Output the first line of the listing and each line after it, up to and including the line that contains "plt.rcParams['font.family'] = ['Liberation", exactly as written, minus the pictures.

********************

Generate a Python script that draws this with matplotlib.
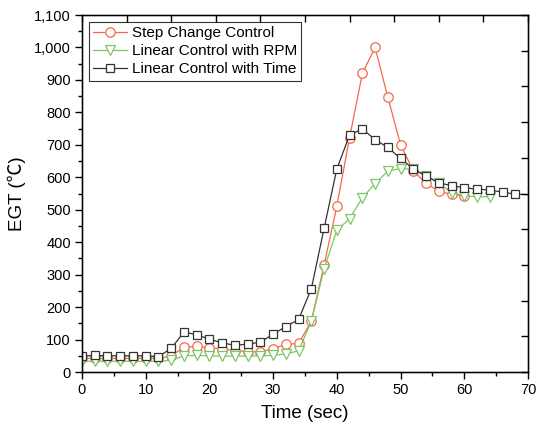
import numpy as np
import matplotlib.pyplot as plt
from matplotlib.ticker import MultipleLocator, StrMethodFormatter

plt.rcParams['font.family'] = ['Liberation Sans', 'Noto Sans CJK JP', 'DejaVu Sans']

# Dados (tempo em s, EGT em graus C)
t_step = [0, 2, 4, 6, 8, 10, 12, 14, 16, 18, 20, 22, 24, 26, 28, 30, 32, 34, 36, 38,
          40, 42, 44, 46, 48, 50, 52, 54, 56, 58, 60]
egt_step = [42, 42, 42, 42, 42, 42, 42, 50, 76, 79, 75, 71, 66, 63, 62, 72, 85, 88, 157, 330,
            512, 722, 920, 1000, 847, 700, 620, 581, 557, 547, 543]

t_rpm = [0, 2, 4, 6, 8, 10, 12, 14, 16, 18, 20, 22, 24, 26, 28, 30, 32, 34, 36, 38,
         40, 42, 44, 46, 48, 50, 52, 54, 56, 58, 60, 62, 64]
egt_rpm = [33, 33, 33, 33, 33, 33, 33, 36, 50, 51, 50, 49, 49, 49, 50, 51, 56, 65, 157, 318,
           437, 472, 537, 580, 619, 627, 624, 604, 583, 552, 543, 540, 540]

t_time = [0, 2, 4, 6, 8, 10, 12, 14, 16, 18, 20, 22, 24, 26, 28, 30, 32, 34, 36, 38,
          40, 42, 44, 46, 48, 50, 52, 54, 56, 58, 60, 62, 64, 66, 68, 72]
egt_time = [49, 51, 50, 50, 50, 50, 47, 73, 123, 115, 101, 90, 82, 86, 92, 117, 140, 162, 257, 443,
            626, 730, 749, 716, 692, 658, 626, 604, 583, 574, 568, 563, 561, 554, 548, 545]

labels = ['Step Change Control', 'Linear Control with RPM', 'Linear Control with Time']
cores = ['#f4694c', '#7cc765', '#333333']

fig = plt.figure(figsize=(5.39, 4.32), dpi=100)
ax = fig.add_axes([82/539, 60/432, 446/539, 357/432])

ax.plot(t_step, egt_step, color=cores[0], lw=0.9, marker='o', ms=6.8,
        mfc='white', mec=cores[0], mew=0.9, label=labels[0])
ax.plot(t_rpm, egt_rpm, color=cores[1], lw=0.9, marker='v', ms=7,
        mfc='white', mec=cores[1], mew=0.9, label=labels[1])
ax.plot(t_time, egt_time, color=cores[2], lw=0.9, marker='s', ms=6,
        mfc='white', mec=cores[2], mew=0.9, label=labels[2])

ax.set_xlim(0, 70)
ax.set_ylim(0, 1100)
ax.xaxis.set_major_locator(MultipleLocator(10))
ax.xaxis.set_minor_locator(MultipleLocator(5))
ax.yaxis.set_major_locator(MultipleLocator(100))
ax.yaxis.set_minor_locator(MultipleLocator(50))
ax.yaxis.set_major_formatter(StrMethodFormatter('{x:,.0f}'))
ax.tick_params(which='major', direction='out', length=5, width=1, labelsize=10.5, pad=3)
ax.tick_params(which='minor', direction='out', length=3, width=1)
for s in ax.spines.values():
    s.set_linewidth(1)

# eixos opostos (topo e direita) com marcas para dentro
axt = ax.twiny()
axt.set_xlim(0, 70)
axt.set_xticks(np.arange(0, 71, 7))
axt.tick_params(direction='in', length=5, width=1, labeltop=False)
axr = ax.twinx()
axr.set_ylim(0, 1100)
axr.set_yticks(np.arange(0, 1101, 110))
axr.tick_params(direction='in', length=5, width=1, labelright=False)

ax.set_xlabel('Time (sec)', fontsize=13.5, labelpad=6)
ax.set_ylabel('EGT (℃)', fontsize=13.5, labelpad=6)

leg = ax.legend(loc='upper left', fontsize=11, frameon=True, fancybox=False,
                edgecolor='black', handlelength=2.2, handletextpad=0.3,
                labelspacing=0.25, borderpad=0.3, borderaxespad=0.45)
leg.get_frame().set_linewidth(0.8)

plt.savefig('out.png', dpi=100)
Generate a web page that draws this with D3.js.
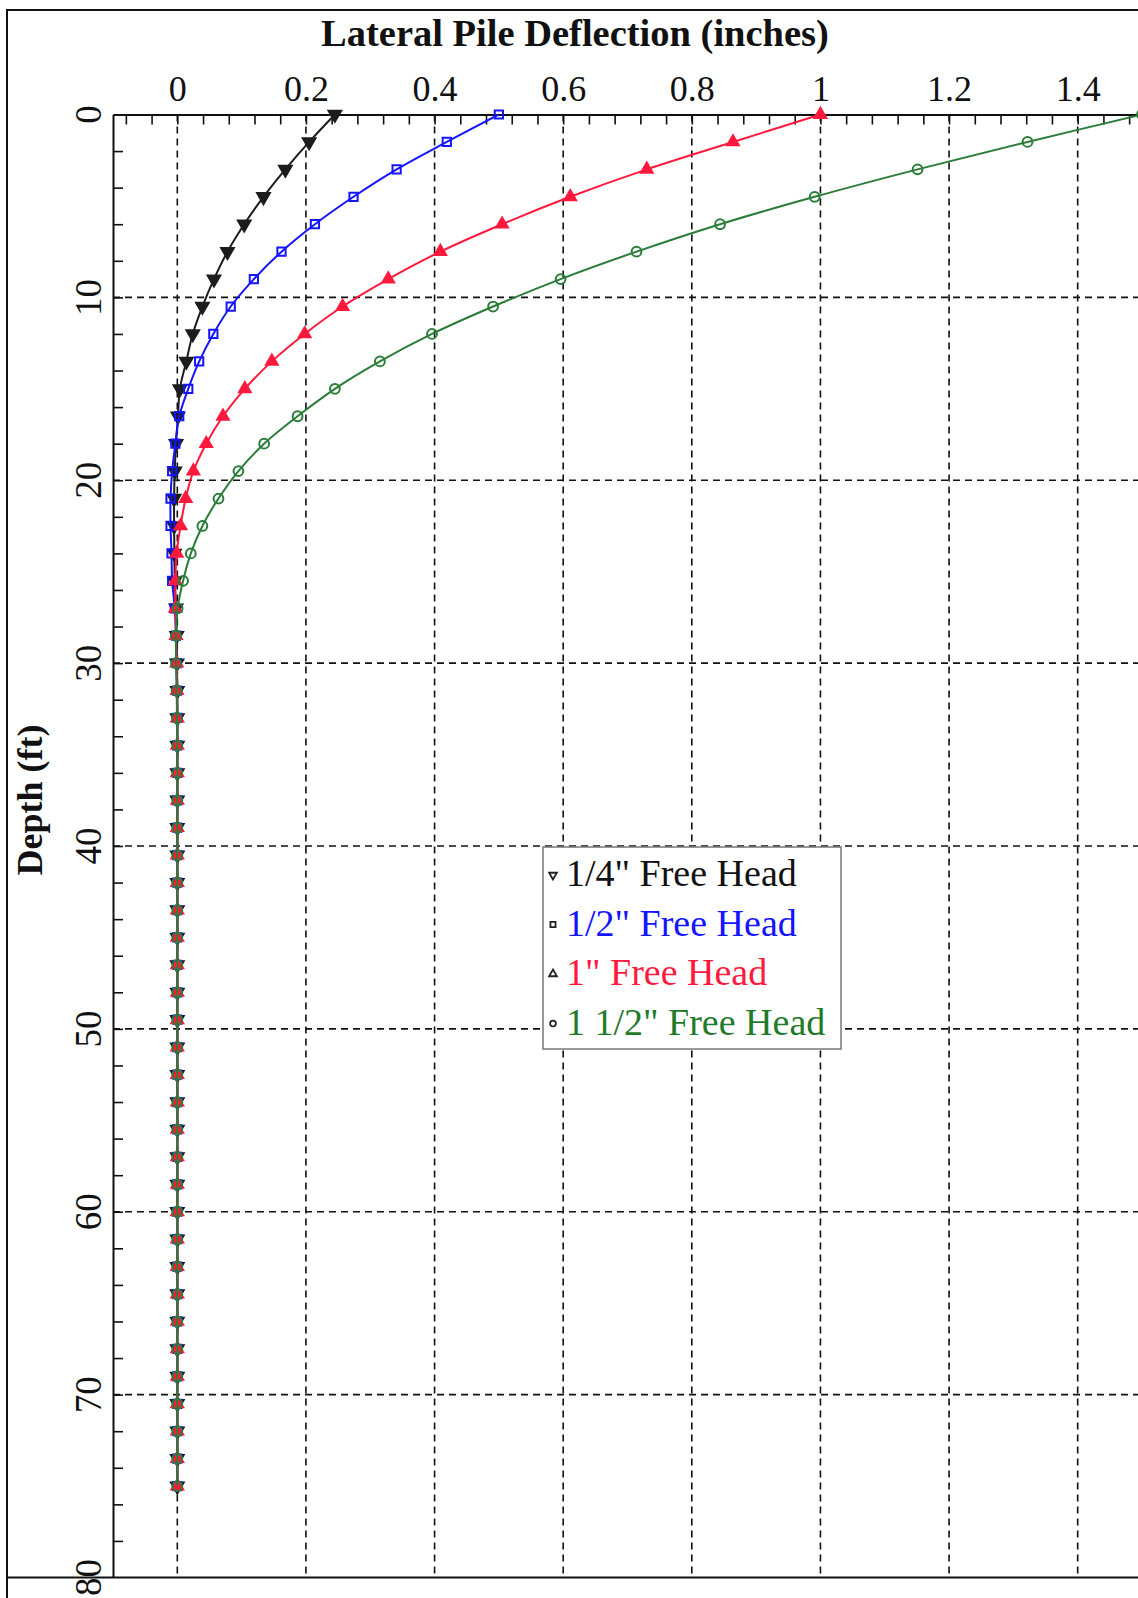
<!DOCTYPE html>
<html>
<head>
<meta charset="utf-8">
<script src="https://cdn.jsdelivr.net/npm/d3@7/dist/d3.min.js"></script>
<style>
  body { margin: 0; background: #fff; }
  svg { display: block; }
</style>
</head>
<body>
<div class="chart"></div>
<script>
// depth of each computed point (ft)
var depths = [0, 1.5, 3, 4.5, 6, 7.5, 9, 10.5, 12, 13.5, 15, 16.5, 18, 19.5, 21, 22.5, 24, 25.5, 27, 28.5,
  30, 31.5, 33, 34.5, 36, 37.5, 39, 40.5, 42, 43.5, 45, 46.5, 48, 49.5, 51, 52.5, 54, 55.5, 57, 58.5,
  60, 61.5, 63, 64.5, 66, 67.5, 69, 70.5, 72, 73.5, 75];

// lateral deflection (inches)
var quarterHead = [0.245, 0.205, 0.168, 0.134, 0.104, 0.078, 0.057, 0.039, 0.024, 0.014, 0.004, 0.001, -0.002, -0.004, -0.005, -0.005, -0.0045, -0.004, -0.002, -0.001,
  -0.0005, 0, 0, 0, 0, 0, 0, 0, 0, 0, 0, 0, 0, 0, 0, 0, 0, 0, 0, 0,
  0, 0, 0, 0, 0, 0, 0, 0, 0, 0, 0];
var halfHead = [0.5, 0.419, 0.341, 0.274, 0.214, 0.162, 0.119, 0.083, 0.056, 0.034, 0.017, 0.003, -0.003, -0.008, -0.0105, -0.0105, -0.009, -0.008, -0.004, -0.002,
  -0.001, -0.0005, 0, 0, 0, 0, 0, 0, 0, 0, 0, 0, 0, 0, 0, 0, 0, 0, 0, 0,
  0, 0, 0, 0, 0, 0, 0, 0, 0, 0, 0];
var oneHead = [1.0, 0.864, 0.730, 0.611, 0.505, 0.409, 0.328, 0.257, 0.198, 0.147, 0.105, 0.071, 0.045, 0.025, 0.013, 0.005, -0.001, -0.003, -0.003, -0.002,
  -0.001, -0.0005, 0, 0, 0, 0, 0, 0, 0, 0, 0, 0, 0, 0, 0, 0, 0, 0, 0, 0,
  0, 0, 0, 0, 0, 0, 0, 0, 0, 0, 0];
var oneHalfHead = [1.5, 1.322, 1.151, 0.991, 0.844, 0.714, 0.596, 0.491, 0.396, 0.315, 0.245, 0.187, 0.135, 0.095, 0.064, 0.039, 0.021, 0.009, 0.0005, -0.002,
  -0.002, -0.001, -0.0005, 0, 0, 0, 0, 0, 0, 0, 0, 0, 0, 0, 0, 0, 0, 0, 0, 0,
  0, 0, 0, 0, 0, 0, 0, 0, 0, 0, 0];

var legendLabels = ['1/4" Free Head', '1/2" Free Head', '1" Free Head', '1 1/2" Free Head'];

var xTicks = [0, 0.2, 0.4, 0.6, 0.8, 1, 1.2, 1.4];
var xTickLabels = ['0', '0.2', '0.4', '0.6', '0.8', '1', '1.2', '1.4'];
var xMinorTicks = [-0.08, -0.04, 0, 0.04, 0.08, 0.12, 0.16, 0.2, 0.24, 0.28, 0.32, 0.36, 0.4, 0.44, 0.48, 0.52, 0.56, 0.6,
  0.64, 0.68, 0.72, 0.76, 0.8, 0.84, 0.88, 0.92, 0.96, 1, 1.04, 1.08, 1.12, 1.16, 1.2, 1.24, 1.28, 1.32, 1.36, 1.4, 1.44, 1.48];
var yTicks = [0, 10, 20, 30, 40, 50, 60, 70, 80];
var yGridTicks = [10, 20, 30, 40, 50, 60, 70];
var yMinorTicks = [2, 4, 6, 8, 10, 12, 14, 16, 18, 20, 22, 24, 26, 28, 30, 32, 34, 36, 38, 40, 42, 44, 46, 48, 50,
  52, 54, 56, 58, 60, 62, 64, 66, 68, 70, 72, 74, 76, 78];

var width = 1138, height = 1598;
// "top" is taken by window.top, so plot edges get their own names
var plotLeft = 113, plotTop = 114.5, plotRight = 1142, plotBottom = 1577.5;
var serif = '"Liberation Serif", "Times New Roman", serif';

var svg = d3.select(".chart")
  .append("svg")
  .attr("width", width)
  .attr("height", height)
  .style("background", "#fff");

var x = d3.scaleLinear().domain([-0.1, 1.5]).range([plotLeft, plotRight]);
var y = d3.scaleLinear().domain([0, 80]).range([plotTop, plotBottom]);

// outer frame
svg.append("path")
  .attr("d", "M7,1600 L7,10 L1140,10")
  .attr("fill", "none")
  .attr("stroke", "#111")
  .attr("stroke-width", 2);

// dashed grid
svg.append("g").selectAll("line")
  .data(xTicks)
  .enter().append("line")
  .attr("x1", function(d) { return x(d); })
  .attr("x2", function(d) { return x(d); })
  .attr("y1", plotTop)
  .attr("y2", plotBottom)
  .attr("stroke", "#111")
  .attr("stroke-width", 1.6)
  .attr("stroke-dasharray", "7,5");

svg.append("g").selectAll("line")
  .data(yGridTicks)
  .enter().append("line")
  .attr("x1", plotLeft)
  .attr("x2", plotRight)
  .attr("y1", function(d) { return y(d); })
  .attr("y2", function(d) { return y(d); })
  .attr("stroke", "#111")
  .attr("stroke-width", 1.6)
  .attr("stroke-dasharray", "7,5");

// top axis: inward ticks, then labels
var topAxis = svg.append("g").attr("transform", "translate(0," + plotTop + ")");
topAxis.call(d3.axisTop(x).tickValues(xMinorTicks).tickSize(-10).tickSizeOuter(0).tickFormat(""));
topAxis.append("g").call(d3.axisTop(x).tickValues(xTicks).tickSize(0).tickPadding(14)
  .tickFormat(function(d, i) { return xTickLabels[i]; }));
topAxis.selectAll("path.domain").attr("stroke", "#111").attr("stroke-width", 2);
topAxis.selectAll(".tick line").attr("stroke", "#111").attr("stroke-width", 1.6);
topAxis.selectAll("text")
  .attr("fill", "#111")
  .style("font-family", serif)
  .style("font-size", "36px");

// left axis
var leftAxis = svg.append("g").attr("transform", "translate(" + plotLeft + ",0)");
leftAxis.call(d3.axisLeft(y).tickValues(yMinorTicks).tickSize(-10).tickSizeOuter(0).tickFormat(""));
leftAxis.selectAll("path.domain").attr("stroke", "#111").attr("stroke-width", 2);
leftAxis.selectAll(".tick line").attr("stroke", "#111").attr("stroke-width", 1.6);

svg.append("g").selectAll("text")
  .data(yTicks)
  .enter().append("text")
  .attr("transform", function(d) { return "translate(101," + y(d) + ") rotate(-90)"; })
  .attr("text-anchor", "middle")
  .attr("fill", "#111")
  .style("font-family", serif)
  .style("font-size", "37px")
  .text(function(d) { return d; });

// bottom border
svg.append("line")
  .attr("x1", 7).attr("x2", 1140)
  .attr("y1", plotBottom).attr("y2", plotBottom)
  .attr("stroke", "#111")
  .attr("stroke-width", 2);

// titles
svg.append("text")
  .attr("x", 575)
  .attr("y", 46)
  .attr("text-anchor", "middle")
  .attr("fill", "#111")
  .style("font-family", serif)
  .style("font-weight", "bold")
  .style("font-size", "38.5px")
  .text("Lateral Pile Deflection (inches)");

svg.append("text")
  .attr("transform", "translate(42,800) rotate(-90)")
  .attr("text-anchor", "middle")
  .attr("fill", "#111")
  .style("font-family", serif)
  .style("font-weight", "bold")
  .style("font-size", "36px")
  .text("Depth (ft)");

// series
var series = [
  { values: quarterHead, color: "#1c1c1c", shape: d3.symbolTriangle, flip: true, fill: "#1c1c1c", size: 70 },
  { values: halfHead, color: "#1414ff", shape: d3.symbolSquare, flip: false, fill: "none", size: 68 },
  { values: oneHead, color: "#ff1a3d", shape: d3.symbolTriangle, flip: false, fill: "#ff1a3d", size: 60 },
  { values: oneHalfHead, color: "#2a7d38", shape: d3.symbolCircle, flip: false, fill: "none", size: 75 }
];
var legendColors = ["#111", "#1414ff", "#ff1a3d", "#1f7a2a"];

var line = d3.line()
  .x(function(d) { return x(d[1]); })
  .y(function(d) { return y(d[0]); })
  .curve(d3.curveCatmullRom);

series.forEach(function(s) {
  var pts = depths.map(function(dep, i) { return [dep, s.values[i]]; });
  var g = svg.append("g");
  g.append("path")
    .datum(pts)
    .attr("d", line)
    .attr("fill", "none")
    .attr("stroke", s.color)
    .attr("stroke-width", 2);
  g.selectAll("path.mk")
    .data(pts)
    .enter().append("path")
    .attr("class", "mk")
    .attr("d", d3.symbol().type(s.shape).size(s.size))
    .attr("transform", function(d) {
      return "translate(" + x(d[1]) + "," + y(d[0]) + ")" + (s.flip ? " rotate(180)" : "");
    })
    .attr("fill", s.fill)
    .attr("stroke", s.color)
    .attr("stroke-width", 2);
});

// legend
var legend = svg.append("g");
legend.append("rect")
  .attr("x", 543).attr("y", 847)
  .attr("width", 298).attr("height", 202)
  .attr("fill", "#fff")
  .attr("stroke", "#777")
  .attr("stroke-width", 1.5);

var rows = legend.selectAll("g.row")
  .data(legendLabels)
  .enter().append("g")
  .attr("class", "row")
  .attr("transform", function(d, i) { return "translate(0," + (886 + i * 49.5) + ")"; });

rows.append("path")
  .attr("d", function(d, i) { return d3.symbol().type(series[i].shape).size(26)(); })
  .attr("transform", function(d, i) { return "translate(553,-11)" + (series[i].flip ? " rotate(180)" : ""); })
  .attr("fill", "none")
  .attr("stroke", "#222")
  .attr("stroke-width", 1.8);

rows.append("text")
  .attr("x", 566)
  .attr("fill", function(d, i) { return legendColors[i]; })
  .style("font-family", serif)
  .style("font-size", "38px")
  .text(function(d) { return d; });
</script>
</body>
</html>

********************

PROBLEM SOLUTION:
Generate a Python script that draws this with matplotlib.
import numpy as np
import matplotlib.pyplot as plt
from matplotlib.ticker import MultipleLocator, StrMethodFormatter

plt.rcParams['font.family'] = ['Liberation Sans', 'Noto Sans CJK JP', 'DejaVu Sans']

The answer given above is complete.